On n'hésitera donc pas à situer Mâtho par rapport à cet ensemble mythologique. Mâtho-Moloch est, selon Flaubert, celui qui «brûle», comme le soleil. A l'origine de «Moloch» se trouve «molek», c'est-à-dire le sacrifice d'enfants brûlés vifs. Avant le sacrifice, au dernier chapitre du roman, ce dieu se tourne contre sa propre ville: «Ainsi Moloch possédait Carthage» (p. 958), ville brûlée par le soleil dont le feu devient subitement dangereux, volcanique (cf. le symboles des Kabires dans le voile, pp. 785, 810), ville sans eau, assiégée par les Barbares. Le voile a beau être restitué dans son temple - la ville semble perdue à cause de la défection des dieux.

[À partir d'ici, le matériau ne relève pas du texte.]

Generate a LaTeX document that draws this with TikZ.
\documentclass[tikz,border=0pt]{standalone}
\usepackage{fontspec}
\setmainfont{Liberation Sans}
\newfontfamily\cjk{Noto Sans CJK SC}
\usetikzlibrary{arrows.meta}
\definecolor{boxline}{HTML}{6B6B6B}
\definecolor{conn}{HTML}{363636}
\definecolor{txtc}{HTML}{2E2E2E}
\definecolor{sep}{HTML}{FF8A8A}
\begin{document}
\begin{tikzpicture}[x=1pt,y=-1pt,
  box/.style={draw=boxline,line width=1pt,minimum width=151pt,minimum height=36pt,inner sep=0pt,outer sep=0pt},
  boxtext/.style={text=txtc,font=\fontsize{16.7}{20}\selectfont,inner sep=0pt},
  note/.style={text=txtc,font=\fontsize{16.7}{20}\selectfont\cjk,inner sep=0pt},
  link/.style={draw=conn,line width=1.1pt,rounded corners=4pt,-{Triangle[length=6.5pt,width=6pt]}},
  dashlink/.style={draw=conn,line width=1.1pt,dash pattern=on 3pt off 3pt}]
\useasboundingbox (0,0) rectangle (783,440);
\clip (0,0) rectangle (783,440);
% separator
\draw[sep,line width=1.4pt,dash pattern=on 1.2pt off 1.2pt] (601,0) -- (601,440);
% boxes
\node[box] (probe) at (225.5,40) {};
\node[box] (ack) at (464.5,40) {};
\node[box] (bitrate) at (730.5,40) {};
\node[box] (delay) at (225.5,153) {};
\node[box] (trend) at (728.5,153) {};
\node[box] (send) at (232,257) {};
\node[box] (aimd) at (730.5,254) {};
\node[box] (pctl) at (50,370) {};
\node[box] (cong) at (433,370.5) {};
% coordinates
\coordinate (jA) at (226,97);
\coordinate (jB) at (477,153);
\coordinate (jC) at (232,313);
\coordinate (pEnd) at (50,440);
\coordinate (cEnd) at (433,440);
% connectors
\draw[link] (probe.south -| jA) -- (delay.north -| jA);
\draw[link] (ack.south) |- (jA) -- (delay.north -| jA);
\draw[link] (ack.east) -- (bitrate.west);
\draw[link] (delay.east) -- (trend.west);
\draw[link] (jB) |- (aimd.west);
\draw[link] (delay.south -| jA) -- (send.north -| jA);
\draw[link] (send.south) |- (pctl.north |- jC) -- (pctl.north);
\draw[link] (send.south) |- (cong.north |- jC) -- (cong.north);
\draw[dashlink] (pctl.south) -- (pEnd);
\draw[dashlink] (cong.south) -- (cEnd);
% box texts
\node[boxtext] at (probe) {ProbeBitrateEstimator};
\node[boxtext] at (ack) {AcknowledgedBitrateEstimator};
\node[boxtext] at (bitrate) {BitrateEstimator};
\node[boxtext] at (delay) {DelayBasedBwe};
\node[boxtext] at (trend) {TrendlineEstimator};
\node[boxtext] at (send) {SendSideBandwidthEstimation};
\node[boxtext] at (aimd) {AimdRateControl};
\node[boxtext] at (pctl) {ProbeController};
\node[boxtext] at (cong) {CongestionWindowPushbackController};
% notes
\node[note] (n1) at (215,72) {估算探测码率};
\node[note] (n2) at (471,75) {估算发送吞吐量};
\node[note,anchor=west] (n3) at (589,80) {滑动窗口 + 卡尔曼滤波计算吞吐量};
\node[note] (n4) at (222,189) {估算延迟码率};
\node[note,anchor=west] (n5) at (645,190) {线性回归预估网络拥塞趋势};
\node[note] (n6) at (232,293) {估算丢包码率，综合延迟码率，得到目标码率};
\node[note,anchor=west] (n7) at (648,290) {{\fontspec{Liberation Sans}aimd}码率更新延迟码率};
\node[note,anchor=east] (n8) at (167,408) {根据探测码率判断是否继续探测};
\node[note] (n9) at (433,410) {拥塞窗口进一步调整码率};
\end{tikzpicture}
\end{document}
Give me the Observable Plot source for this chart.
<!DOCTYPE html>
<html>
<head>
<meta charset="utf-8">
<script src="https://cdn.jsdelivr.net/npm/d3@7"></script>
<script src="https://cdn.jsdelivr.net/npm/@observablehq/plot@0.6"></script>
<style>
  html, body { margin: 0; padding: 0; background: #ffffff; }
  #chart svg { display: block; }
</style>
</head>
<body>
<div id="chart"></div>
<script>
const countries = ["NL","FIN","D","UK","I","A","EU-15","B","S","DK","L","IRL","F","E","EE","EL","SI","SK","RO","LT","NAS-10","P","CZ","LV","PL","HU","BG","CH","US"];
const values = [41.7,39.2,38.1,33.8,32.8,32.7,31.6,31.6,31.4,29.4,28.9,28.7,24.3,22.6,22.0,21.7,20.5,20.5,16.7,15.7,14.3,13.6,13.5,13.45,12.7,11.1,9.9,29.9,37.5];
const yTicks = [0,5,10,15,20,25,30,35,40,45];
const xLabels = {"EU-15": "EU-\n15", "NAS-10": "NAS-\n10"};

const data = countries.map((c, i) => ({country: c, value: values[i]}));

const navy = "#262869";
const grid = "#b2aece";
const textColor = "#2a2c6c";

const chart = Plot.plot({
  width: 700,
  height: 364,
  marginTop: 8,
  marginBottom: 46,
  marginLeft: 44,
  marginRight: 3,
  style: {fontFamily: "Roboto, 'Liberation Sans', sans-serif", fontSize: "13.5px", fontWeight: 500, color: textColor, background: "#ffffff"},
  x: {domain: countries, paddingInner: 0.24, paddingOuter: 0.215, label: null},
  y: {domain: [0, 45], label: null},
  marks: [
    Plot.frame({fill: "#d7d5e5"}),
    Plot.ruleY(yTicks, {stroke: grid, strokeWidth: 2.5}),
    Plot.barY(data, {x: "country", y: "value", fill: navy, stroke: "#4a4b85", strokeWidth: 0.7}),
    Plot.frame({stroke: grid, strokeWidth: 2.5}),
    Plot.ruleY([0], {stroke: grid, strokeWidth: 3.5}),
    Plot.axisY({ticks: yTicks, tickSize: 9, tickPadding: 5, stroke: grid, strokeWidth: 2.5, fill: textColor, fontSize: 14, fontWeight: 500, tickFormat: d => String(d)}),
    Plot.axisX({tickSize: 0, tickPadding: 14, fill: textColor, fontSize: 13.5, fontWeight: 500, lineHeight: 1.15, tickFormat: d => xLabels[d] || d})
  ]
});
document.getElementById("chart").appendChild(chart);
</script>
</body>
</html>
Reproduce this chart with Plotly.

Comme l'union sacrale est rompue, c'est la violence qui règne, et Mâtho-Moloch-le Soleil, «créateur qui s'engendre», pôle d'attraction de Salammbô, mais séparé d'elle, se retourne contre ceux qu'il est censé défendre. La présence du voile, symbole de l'union, dans la ville, ne suffit plus à la protéger contre les forces anarchiques et barbares déchaînées après le vol du zaïmph.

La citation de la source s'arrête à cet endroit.